* start MATERIAL PROVIDED *
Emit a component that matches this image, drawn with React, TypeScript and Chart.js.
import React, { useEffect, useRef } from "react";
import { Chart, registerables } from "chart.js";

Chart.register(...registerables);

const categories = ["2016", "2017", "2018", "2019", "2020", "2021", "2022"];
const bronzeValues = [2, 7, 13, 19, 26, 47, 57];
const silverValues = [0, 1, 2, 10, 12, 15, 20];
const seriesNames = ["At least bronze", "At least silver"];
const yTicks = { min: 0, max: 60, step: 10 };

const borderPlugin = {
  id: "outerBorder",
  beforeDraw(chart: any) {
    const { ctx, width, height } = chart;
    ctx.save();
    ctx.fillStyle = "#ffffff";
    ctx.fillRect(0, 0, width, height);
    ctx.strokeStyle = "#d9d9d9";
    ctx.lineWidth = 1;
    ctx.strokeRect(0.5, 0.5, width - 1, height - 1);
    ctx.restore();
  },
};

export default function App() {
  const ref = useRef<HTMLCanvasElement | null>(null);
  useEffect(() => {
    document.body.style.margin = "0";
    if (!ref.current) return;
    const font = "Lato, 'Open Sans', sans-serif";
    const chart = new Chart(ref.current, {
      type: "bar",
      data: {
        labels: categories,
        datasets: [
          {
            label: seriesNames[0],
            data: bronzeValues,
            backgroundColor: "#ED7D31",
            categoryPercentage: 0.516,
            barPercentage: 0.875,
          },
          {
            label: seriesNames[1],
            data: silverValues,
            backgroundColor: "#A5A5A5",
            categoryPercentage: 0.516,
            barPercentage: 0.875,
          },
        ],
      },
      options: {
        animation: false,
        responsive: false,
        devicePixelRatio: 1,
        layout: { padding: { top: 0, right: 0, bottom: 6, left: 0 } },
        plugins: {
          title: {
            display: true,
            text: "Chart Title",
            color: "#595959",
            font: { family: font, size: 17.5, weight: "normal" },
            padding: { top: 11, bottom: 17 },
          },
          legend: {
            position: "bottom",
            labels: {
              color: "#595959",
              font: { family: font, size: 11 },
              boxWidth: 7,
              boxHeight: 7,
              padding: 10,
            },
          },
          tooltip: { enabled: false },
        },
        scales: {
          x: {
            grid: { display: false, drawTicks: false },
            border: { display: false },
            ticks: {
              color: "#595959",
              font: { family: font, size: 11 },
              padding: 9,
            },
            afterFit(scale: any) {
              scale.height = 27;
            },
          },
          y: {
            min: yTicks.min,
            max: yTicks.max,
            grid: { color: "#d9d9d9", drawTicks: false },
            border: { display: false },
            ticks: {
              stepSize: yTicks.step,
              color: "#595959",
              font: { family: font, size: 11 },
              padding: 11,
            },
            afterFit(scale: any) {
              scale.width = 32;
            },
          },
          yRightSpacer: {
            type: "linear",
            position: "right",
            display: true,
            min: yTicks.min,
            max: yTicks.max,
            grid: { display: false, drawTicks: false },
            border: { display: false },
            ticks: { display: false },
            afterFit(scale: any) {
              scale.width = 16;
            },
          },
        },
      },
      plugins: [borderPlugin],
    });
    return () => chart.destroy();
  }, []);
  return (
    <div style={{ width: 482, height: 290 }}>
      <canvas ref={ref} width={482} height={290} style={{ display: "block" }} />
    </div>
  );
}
* end MATERIAL PROVIDED *
**EXERCISE DESCRIPTION**
Extract the complete listing verbatim.

**THE ANSWER**
Emit a component that matches this image, drawn with React, TypeScript and Chart.js.
import React, { useEffect, useRef } from "react";
import { Chart, registerables } from "chart.js";

Chart.register(...registerables);

const categories = ["2016", "2017", "2018", "2019", "2020", "2021", "2022"];
const bronzeValues = [2, 7, 13, 19, 26, 47, 57];
const silverValues = [0, 1, 2, 10, 12, 15, 20];
const seriesNames = ["At least bronze", "At least silver"];
const yTicks = { min: 0, max: 60, step: 10 };

const borderPlugin = {
  id: "outerBorder",
  beforeDraw(chart: any) {
    const { ctx, width, height } = chart;
    ctx.save();
    ctx.fillStyle = "#ffffff";
    ctx.fillRect(0, 0, width, height);
    ctx.strokeStyle = "#d9d9d9";
    ctx.lineWidth = 1;
    ctx.strokeRect(0.5, 0.5, width - 1, height - 1);
    ctx.restore();
  },
};

export default function App() {
  const ref = useRef<HTMLCanvasElement | null>(null);
  useEffect(() => {
    document.body.style.margin = "0";
    if (!ref.current) return;
    const font = "Lato, 'Open Sans', sans-serif";
    const chart = new Chart(ref.current, {
      type: "bar",
      data: {
        labels: categories,
        datasets: [
          {
            label: seriesNames[0],
            data: bronzeValues,
            backgroundColor: "#ED7D31",
            categoryPercentage: 0.516,
            barPercentage: 0.875,
          },
          {
            label: seriesNames[1],
            data: silverValues,
            backgroundColor: "#A5A5A5",
            categoryPercentage: 0.516,
            barPercentage: 0.875,
          },
        ],
      },
      options: {
        animation: false,
        responsive: false,
        devicePixelRatio: 1,
        layout: { padding: { top: 0, right: 0, bottom: 6, left: 0 } },
        plugins: {
          title: {
            display: true,
            text: "Chart Title",
            color: "#595959",
            font: { family: font, size: 17.5, weight: "normal" },
            padding: { top: 11, bottom: 17 },
          },
          legend: {
            position: "bottom",
            labels: {
              color: "#595959",
              font: { family: font, size: 11 },
              boxWidth: 7,
              boxHeight: 7,
              padding: 10,
            },
          },
          tooltip: { enabled: false },
        },
        scales: {
          x: {
            grid: { display: false, drawTicks: false },
            border: { display: false },
            ticks: {
              color: "#595959",
              font: { family: font, size: 11 },
              padding: 9,
            },
            afterFit(scale: any) {
              scale.height = 27;
            },
          },
          y: {
            min: yTicks.min,
            max: yTicks.max,
            grid: { color: "#d9d9d9", drawTicks: false },
            border: { display: false },
            ticks: {
              stepSize: yTicks.step,
              color: "#595959",
              font: { family: font, size: 11 },
              padding: 11,
            },
            afterFit(scale: any) {
              scale.width = 32;
            },
          },
          yRightSpacer: {
            type: "linear",
            position: "right",
            display: true,
            min: yTicks.min,
            max: yTicks.max,
            grid: { display: false, drawTicks: false },
            border: { display: false },
            ticks: { display: false },
            afterFit(scale: any) {
              scale.width = 16;
            },
          },
        },
      },
      plugins: [borderPlugin],
    });
    return () => chart.destroy();
  }, []);
  return (
    <div style={{ width: 482, height: 290 }}>
      <canvas ref={ref} width={482} height={290} style={{ display: "block" }} />
    </div>
  );
}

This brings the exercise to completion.